REQUIRED WORK
From the records below, extract only the lines running from the line with "Write the matplotlib code for this chart." to the line with "GPCPD 2020 (Base", both lines included, reproducing them exactly.

RAW RECORDS
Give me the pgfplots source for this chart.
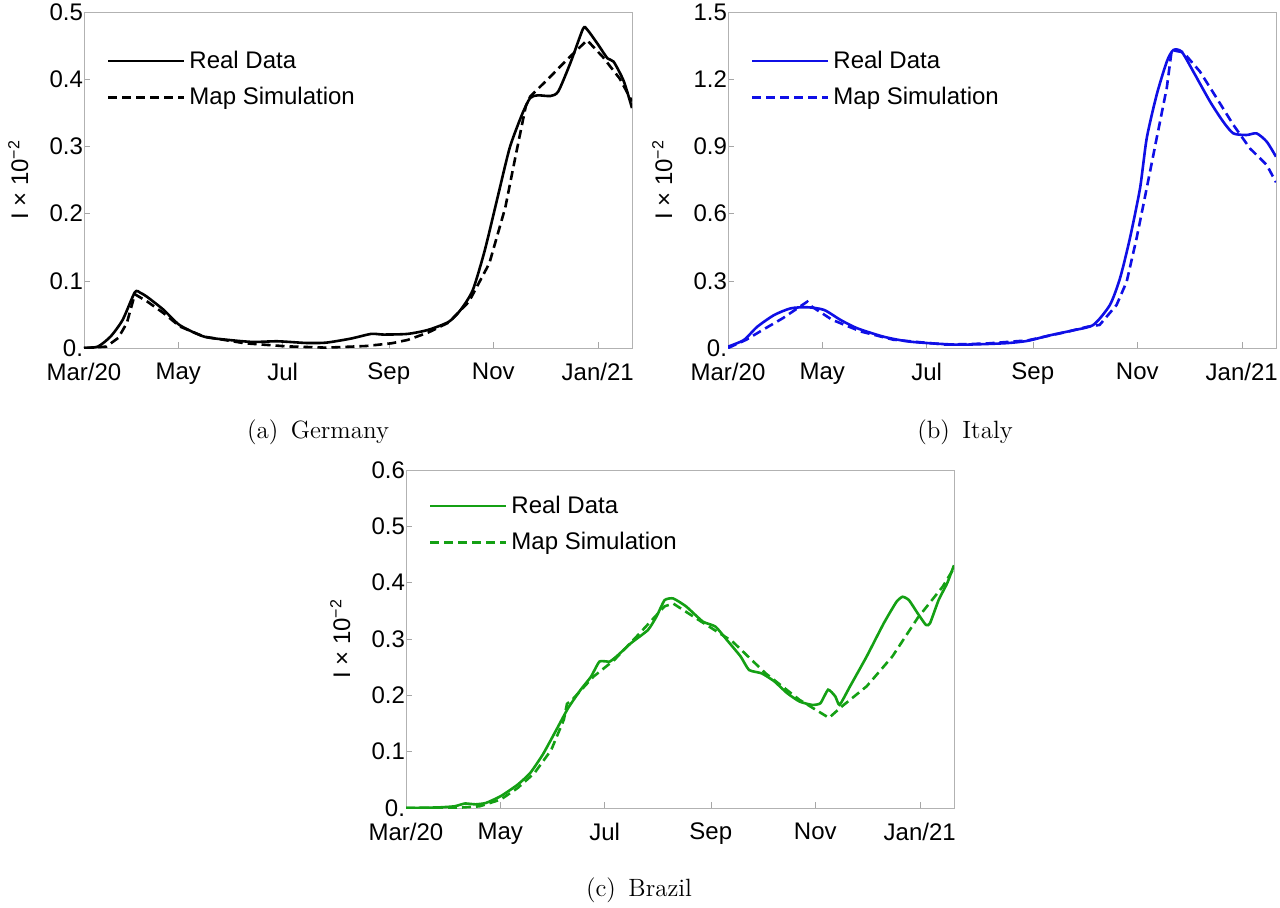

...

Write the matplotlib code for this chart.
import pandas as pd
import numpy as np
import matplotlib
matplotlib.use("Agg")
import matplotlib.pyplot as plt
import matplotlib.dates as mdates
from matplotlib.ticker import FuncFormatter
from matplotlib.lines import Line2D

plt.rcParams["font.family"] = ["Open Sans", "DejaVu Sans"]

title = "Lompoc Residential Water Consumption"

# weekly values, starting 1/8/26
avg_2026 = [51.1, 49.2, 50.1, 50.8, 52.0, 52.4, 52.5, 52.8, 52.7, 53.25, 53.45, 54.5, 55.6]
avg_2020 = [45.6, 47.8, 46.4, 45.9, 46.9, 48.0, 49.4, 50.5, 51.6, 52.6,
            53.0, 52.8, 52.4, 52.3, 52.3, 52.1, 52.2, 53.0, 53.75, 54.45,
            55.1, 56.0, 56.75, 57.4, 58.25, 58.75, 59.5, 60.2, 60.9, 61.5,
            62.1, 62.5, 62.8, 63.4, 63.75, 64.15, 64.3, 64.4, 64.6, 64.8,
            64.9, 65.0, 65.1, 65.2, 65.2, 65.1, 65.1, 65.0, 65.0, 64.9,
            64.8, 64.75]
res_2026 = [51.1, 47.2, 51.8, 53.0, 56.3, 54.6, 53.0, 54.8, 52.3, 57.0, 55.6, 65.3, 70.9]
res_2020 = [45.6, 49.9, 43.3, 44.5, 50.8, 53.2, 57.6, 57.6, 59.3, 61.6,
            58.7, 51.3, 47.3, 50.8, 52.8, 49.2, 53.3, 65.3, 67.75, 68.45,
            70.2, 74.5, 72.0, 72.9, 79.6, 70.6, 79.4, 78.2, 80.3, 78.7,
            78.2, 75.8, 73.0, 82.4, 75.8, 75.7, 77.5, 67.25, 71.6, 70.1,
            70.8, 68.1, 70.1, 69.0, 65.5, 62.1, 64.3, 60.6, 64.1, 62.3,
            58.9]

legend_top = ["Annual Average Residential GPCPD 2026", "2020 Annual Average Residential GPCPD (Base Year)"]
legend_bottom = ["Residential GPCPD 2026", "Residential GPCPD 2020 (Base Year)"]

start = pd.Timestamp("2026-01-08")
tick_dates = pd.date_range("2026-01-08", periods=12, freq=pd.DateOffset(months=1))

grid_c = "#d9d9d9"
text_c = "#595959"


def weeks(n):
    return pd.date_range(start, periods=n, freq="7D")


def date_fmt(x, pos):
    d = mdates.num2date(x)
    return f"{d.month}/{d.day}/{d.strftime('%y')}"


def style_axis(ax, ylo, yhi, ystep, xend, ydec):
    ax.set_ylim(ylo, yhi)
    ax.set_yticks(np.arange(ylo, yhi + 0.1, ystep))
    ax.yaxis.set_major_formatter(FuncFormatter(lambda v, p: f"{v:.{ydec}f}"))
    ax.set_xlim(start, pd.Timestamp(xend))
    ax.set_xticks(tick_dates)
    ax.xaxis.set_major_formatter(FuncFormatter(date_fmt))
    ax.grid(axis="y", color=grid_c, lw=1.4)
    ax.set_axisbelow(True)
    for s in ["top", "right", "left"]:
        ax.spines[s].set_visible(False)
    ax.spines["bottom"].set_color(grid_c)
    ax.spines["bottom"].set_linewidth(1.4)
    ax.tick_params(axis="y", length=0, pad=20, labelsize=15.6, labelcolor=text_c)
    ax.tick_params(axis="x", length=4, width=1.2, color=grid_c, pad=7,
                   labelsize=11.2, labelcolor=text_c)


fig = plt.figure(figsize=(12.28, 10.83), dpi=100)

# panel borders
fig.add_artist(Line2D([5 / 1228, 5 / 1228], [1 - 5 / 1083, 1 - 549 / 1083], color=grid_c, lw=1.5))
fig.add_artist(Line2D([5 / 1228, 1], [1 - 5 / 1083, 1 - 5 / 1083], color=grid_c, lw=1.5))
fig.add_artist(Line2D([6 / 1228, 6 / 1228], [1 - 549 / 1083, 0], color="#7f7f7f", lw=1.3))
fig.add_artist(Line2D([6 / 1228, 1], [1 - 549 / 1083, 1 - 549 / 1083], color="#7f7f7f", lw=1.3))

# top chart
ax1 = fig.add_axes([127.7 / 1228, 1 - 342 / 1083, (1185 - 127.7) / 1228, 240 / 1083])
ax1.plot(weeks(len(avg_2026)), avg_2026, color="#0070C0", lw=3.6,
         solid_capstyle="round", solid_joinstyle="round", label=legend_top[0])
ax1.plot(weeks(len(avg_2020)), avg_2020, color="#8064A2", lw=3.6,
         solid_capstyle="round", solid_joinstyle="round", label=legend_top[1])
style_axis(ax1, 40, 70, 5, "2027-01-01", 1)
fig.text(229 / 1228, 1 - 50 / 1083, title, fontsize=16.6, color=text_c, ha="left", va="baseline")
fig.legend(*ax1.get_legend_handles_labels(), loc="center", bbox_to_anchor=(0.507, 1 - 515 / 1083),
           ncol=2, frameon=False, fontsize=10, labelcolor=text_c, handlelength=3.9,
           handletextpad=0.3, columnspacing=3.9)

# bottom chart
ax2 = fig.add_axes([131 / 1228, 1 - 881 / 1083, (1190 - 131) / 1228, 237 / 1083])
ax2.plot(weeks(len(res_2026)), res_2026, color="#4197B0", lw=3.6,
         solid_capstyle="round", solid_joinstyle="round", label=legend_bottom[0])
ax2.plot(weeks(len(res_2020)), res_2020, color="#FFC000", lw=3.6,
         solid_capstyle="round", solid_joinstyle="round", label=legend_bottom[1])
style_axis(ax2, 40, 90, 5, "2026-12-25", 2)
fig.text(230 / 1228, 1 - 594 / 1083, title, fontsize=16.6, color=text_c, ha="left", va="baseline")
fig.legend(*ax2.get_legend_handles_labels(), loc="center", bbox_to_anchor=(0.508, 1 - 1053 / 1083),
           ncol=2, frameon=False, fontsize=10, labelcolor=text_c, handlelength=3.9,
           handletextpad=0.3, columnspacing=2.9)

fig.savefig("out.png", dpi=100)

FULL RESPONSE
Write the matplotlib code for this chart.
import pandas as pd
import numpy as np
import matplotlib
matplotlib.use("Agg")
import matplotlib.pyplot as plt
import matplotlib.dates as mdates
from matplotlib.ticker import FuncFormatter
from matplotlib.lines import Line2D

plt.rcParams["font.family"] = ["Open Sans", "DejaVu Sans"]

title = "Lompoc Residential Water Consumption"

# weekly values, starting 1/8/26
avg_2026 = [51.1, 49.2, 50.1, 50.8, 52.0, 52.4, 52.5, 52.8, 52.7, 53.25, 53.45, 54.5, 55.6]
avg_2020 = [45.6, 47.8, 46.4, 45.9, 46.9, 48.0, 49.4, 50.5, 51.6, 52.6,
            53.0, 52.8, 52.4, 52.3, 52.3, 52.1, 52.2, 53.0, 53.75, 54.45,
            55.1, 56.0, 56.75, 57.4, 58.25, 58.75, 59.5, 60.2, 60.9, 61.5,
            62.1, 62.5, 62.8, 63.4, 63.75, 64.15, 64.3, 64.4, 64.6, 64.8,
            64.9, 65.0, 65.1, 65.2, 65.2, 65.1, 65.1, 65.0, 65.0, 64.9,
            64.8, 64.75]
res_2026 = [51.1, 47.2, 51.8, 53.0, 56.3, 54.6, 53.0, 54.8, 52.3, 57.0, 55.6, 65.3, 70.9]
res_2020 = [45.6, 49.9, 43.3, 44.5, 50.8, 53.2, 57.6, 57.6, 59.3, 61.6,
            58.7, 51.3, 47.3, 50.8, 52.8, 49.2, 53.3, 65.3, 67.75, 68.45,
            70.2, 74.5, 72.0, 72.9, 79.6, 70.6, 79.4, 78.2, 80.3, 78.7,
            78.2, 75.8, 73.0, 82.4, 75.8, 75.7, 77.5, 67.25, 71.6, 70.1,
            70.8, 68.1, 70.1, 69.0, 65.5, 62.1, 64.3, 60.6, 64.1, 62.3,
            58.9]

legend_top = ["Annual Average Residential GPCPD 2026", "2020 Annual Average Residential GPCPD (Base Year)"]
legend_bottom = ["Residential GPCPD 2026", "Residential GPCPD 2020 (Base Year)"]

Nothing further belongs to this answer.